Sorry guys and girls, I screwed up the links. This is the root link, then part 2,3 and 4 are off on the side panel. 

http://www.kerry-litka.com/main/wordpress/2010/01/26/the-problem-with-womens-cycling/ 

Jack


----------



## 32and3cross (Feb 28, 2005)

Sorry for the most part Kerry is full of it as is pointed in the responses to her posts. She taking the issues that happened to her team and generalizing them out to the whole field witch is BS. 

The title of her blog post should be "The problem with my cycling experience"


----------



## velogy (Jan 19, 2010)

problem?

that girl makes a lot of really good points. as a "professional" racer I really can't argue with her. she's not necessarily overgeneralizing. 

the way i choose to look at this is that professional womens cycling has absolutely exploded in the past 6 years. it is going to take time for the rest of the cycling word to catch up. it's going to take a minute for people to see that dollars spent in womens cycling is worth the investment. 

6 years ago womens fields were combined with jr feilds because there just werent enough of either to justify individual races and therefore permits for time. this was happing in california (the biggest most competititve state for cycling.) 

last season we saw beginner womens fields fill out so much they had to be divided into two seperate races of 50 riders each. These are the two ends of the spectrum.

i am certainly not saying we should sit and wait and sit and be patient and wait some more for stuff to turn around. on the contrary, we need to ride harder. we need to race smarter and really fight for the sponsorship dollars that are out there.

bottom line is we are in the middle of a really really cool time for womens cycling in the us. we get to see this sport unfold right in front of us. they stuff that we do right now is going to impact the sport forever. if i can race my butt off, my "daughter" will have the opportunity at a real pro career. 

what we all do and say right now will impact the sport. every promoter who has the opportunity to grumble about a womens field and begrudgingly do it anyway will directly impact the sport. every woman who races like the give a crap will directly impact the sport. every male bike racer/enthusiast who is verbally supportive will directly impact the sport. 

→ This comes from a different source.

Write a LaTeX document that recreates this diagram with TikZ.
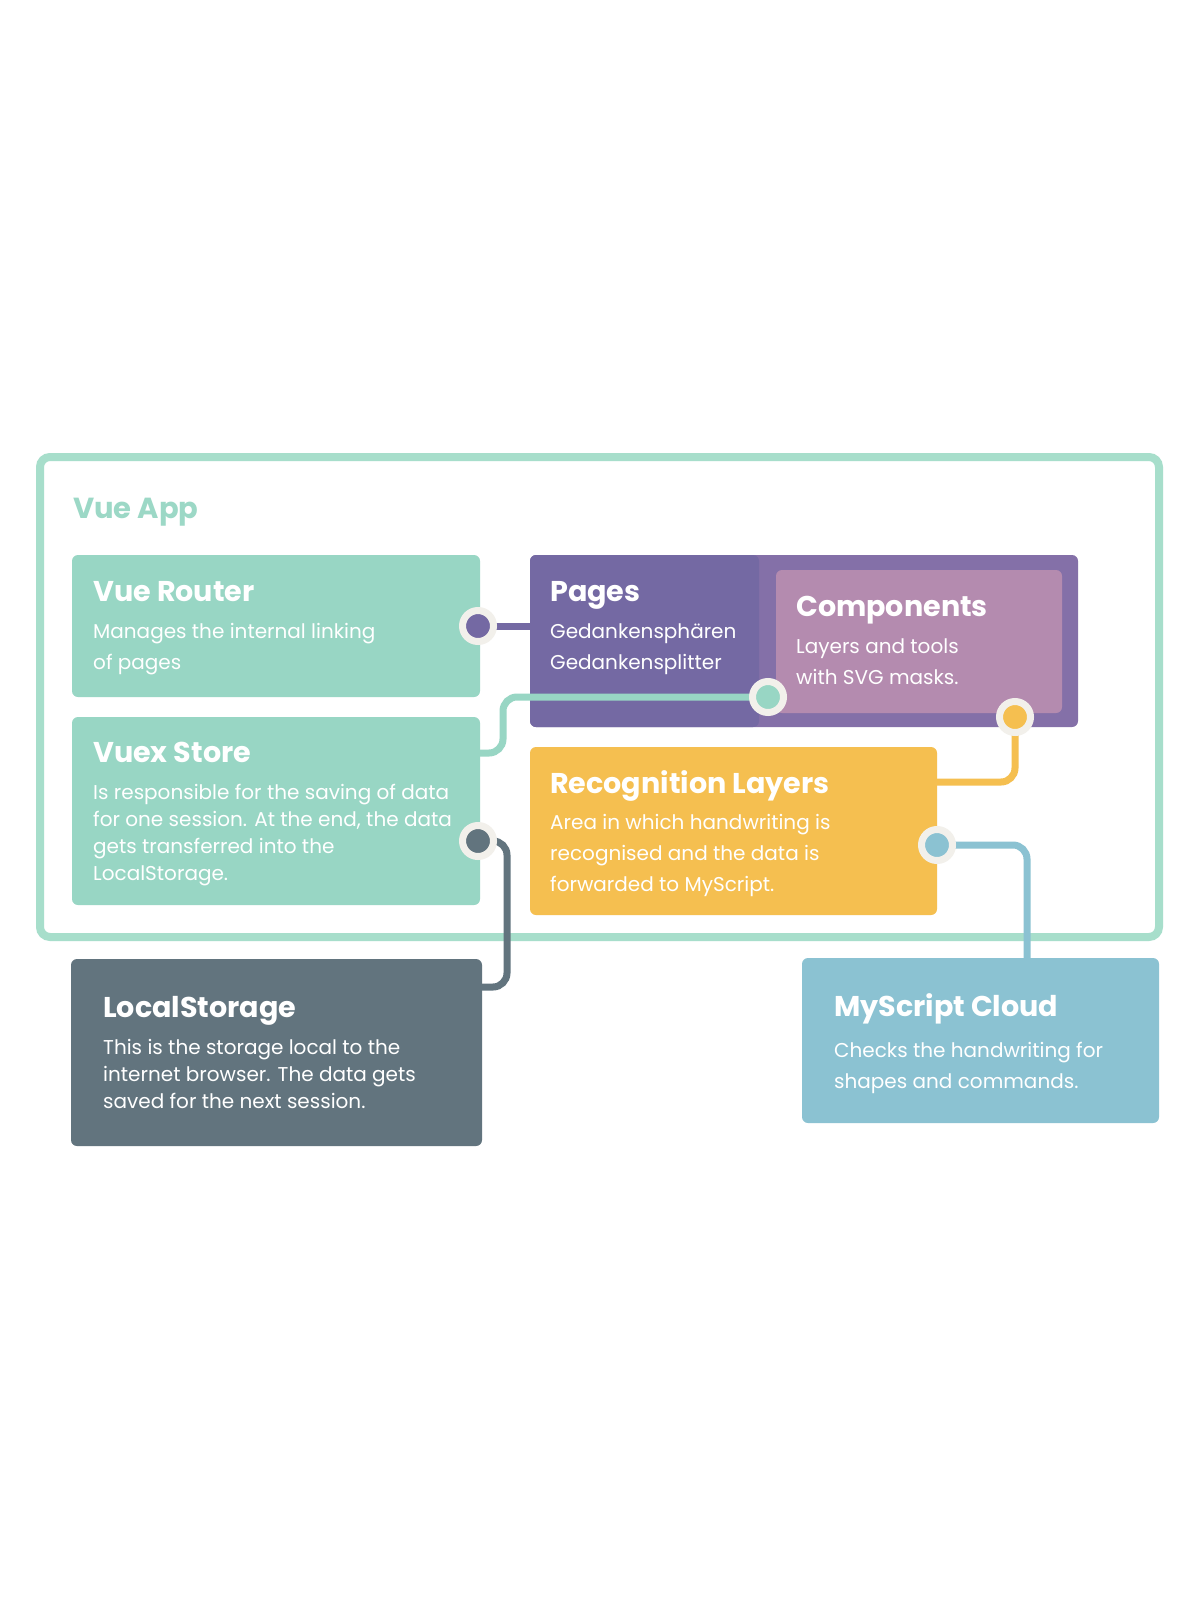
\documentclass[tikz,border=0pt]{standalone}
\usepackage{fontspec}
\setmainfont{Poppins}
\definecolor{mint}{HTML}{98D6C4}
\definecolor{framec}{HTML}{A7DECB}
\definecolor{vuetxt}{HTML}{9CD8C6}
\definecolor{pagesc}{HTML}{7469A3}
\definecolor{pagesout}{HTML}{8470A8}
\definecolor{compc}{HTML}{B48BAF}
\definecolor{yel}{HTML}{F5BF50}
\definecolor{slate}{HTML}{62747E}
\definecolor{sky}{HTML}{8BC2D2}
\definecolor{ringc}{HTML}{F2F0EB}
\newcommand\mytitlefont{\fontsize{28.6}{32}\selectfont\bfseries}
\newcommand\mybodyfont{\fontsize{20}{24}\selectfont}
\begin{document}
\begin{tikzpicture}[x=1pt,y=-1pt,
  box/.style={rectangle, rounded corners=6pt, inner sep=0pt, outer sep=0pt, anchor=north west, draw=none},
  ttl/.style={anchor=base west, inner sep=0pt, font=\mytitlefont, text=white},
  bdy/.style={anchor=base west, inner sep=0pt, font=\mybodyfont, text=white},
  conn/.style={line width=7pt, rounded corners=14pt},
  dotc/.style={circle, minimum size=31pt, inner sep=0pt, line width=7pt, draw=ringc, fill=#1}]
\useasboundingbox (0,0) rectangle (1200,1600);
\fill[white] (0,0) rectangle (1200,1600);
% frame
\node[box, draw=framec, line width=8pt, rounded corners=10pt, minimum width=1119pt, minimum height=480pt] (app) at (40,457) {};
\node[anchor=base west, inner sep=0pt, font=\fontsize{29}{33}\selectfont\bfseries, text=vuetxt] (apptitle) at (73,518) {Vue App};
% boxes
\node[box, fill=mint, minimum width=408pt, minimum height=142pt] (router) at (72,555) {};
\node[box, fill=mint, minimum width=408pt, minimum height=188pt] (vuex) at (72,717) {};
\node[box, fill=pagesout, minimum width=548pt, minimum height=172pt] (pagesbox) at (530,555) {};
\node[box, fill=pagesc, minimum width=229pt, minimum height=172pt] (pages) at (530,555) {};
\node[box, fill=compc, minimum width=286pt, minimum height=143pt] (comp) at (776,570) {};
\node[box, fill=yel, minimum width=407pt, minimum height=168pt] (recog) at (530,747) {};
\node[box, fill=slate, minimum width=411pt, minimum height=187pt] (local) at (71,959) {};
\node[box, fill=sky, minimum width=357pt, minimum height=165pt] (cloud) at (802,958) {};
% texts
\node[ttl] (t1) at (93,601) {Vue Router};
\node[bdy] (b11) at (93,638) {Manages the internal linking};
\node[bdy] (b12) at (93,669) {of pages};
\node[ttl] (t2) at (93,762) {Vuex Store};
\node[bdy] (b21) at (93,799) {Is responsible for the saving of data};
\node[bdy] (b22) at (93,826) {for one session. At the end, the data};
\node[bdy] (b23) at (93,853) {gets transferred into the};
\node[bdy] (b24) at (93,880) {LocalStorage.};
\node[ttl] (t3) at (550,601) {Pages};
\node[bdy] (b31) at (550,638) {Gedankensphären};
\node[bdy] (b32) at (550,669) {Gedankensplitter};
\node[ttl] (t4) at (796,616) {Components};
\node[bdy] (b41) at (796,653) {Layers and tools};
\node[bdy] (b42) at (796,684) {with SVG masks.};
\node[ttl] (t5) at (550,793) {Recognition Layers};
\node[bdy] (b51) at (550,829) {Area in which handwriting is};
\node[bdy] (b52) at (550,860) {recognised and the data is};
\node[bdy] (b53) at (550,891) {forwarded to MyScript.};
\node[ttl] (t6) at (103,1017) {LocalStorage};
\node[bdy] (b61) at (103,1054) {This is the storage local to the};
\node[bdy] (b62) at (103,1081) {internet browser. The data gets};
\node[bdy] (b63) at (103,1108) {saved for the next session.};
\node[ttl] (t7) at (834,1016) {MyScript Cloud};
\node[bdy] (b71) at (834,1057) {Checks the handwriting for};
\node[bdy] (b72) at (834,1088) {shapes and commands.};
% connector ends
\coordinate (rdotp) at (478,626);
\coordinate (cdotp) at (768,697);
\coordinate (ydotp) at (1015,717);
\coordinate (sdotp) at (478,841);
\coordinate (bdotp) at (937,845);
\coordinate (vxs) at (441,753);
\coordinate (yend) at (925,782);
\coordinate (lend) at (446,987);
\coordinate (cend) at (1027,970);
% connectors
\draw[conn, draw=pagesc] (rdotp) -- (rdotp -| pages.west);
\draw[conn, draw=mint] (vxs) -- (503,753) -- (503,697) -- (cdotp);
\draw[conn, draw=yel] (ydotp) -- (1015,782) -- (yend);
\draw[conn, draw=slate] (sdotp) -- (507,841) -- (507,987) -- (lend);
\draw[conn, draw=sky] (bdotp) -- (1027,845) -- (cend);
% dots
\node[dotc=pagesc] (rdot) at (rdotp) {};
\node[dotc=mint] (cdot) at (cdotp) {};
\node[dotc=yel] (ydot) at (ydotp) {};
\node[dotc=slate] (sdot) at (sdotp) {};
\node[dotc=sky] (bdot) at (bdotp) {};
\end{tikzpicture}
\end{document}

the future of professional womens cycling in in your hands. it's like a choose your own adventure book without that awesomely terrible artwork.


----------



## Andrea138 (Mar 10, 2008)

I loved those books... but I always cheated & looked ahead to see which one I should follow...


----------



## velogy (Jan 19, 2010)

heh.  in this case we can already predict the future so it makes the choosing really easy. knowhadimsayin? i wish i could find one of those books.


----------



## Jack Rackham (Nov 26, 2008)

Part 5 is up...

http://www.kerry-litka.com/main/wordpress/2010/02/17/the-problem-with-womens-cycling-part-v/


----------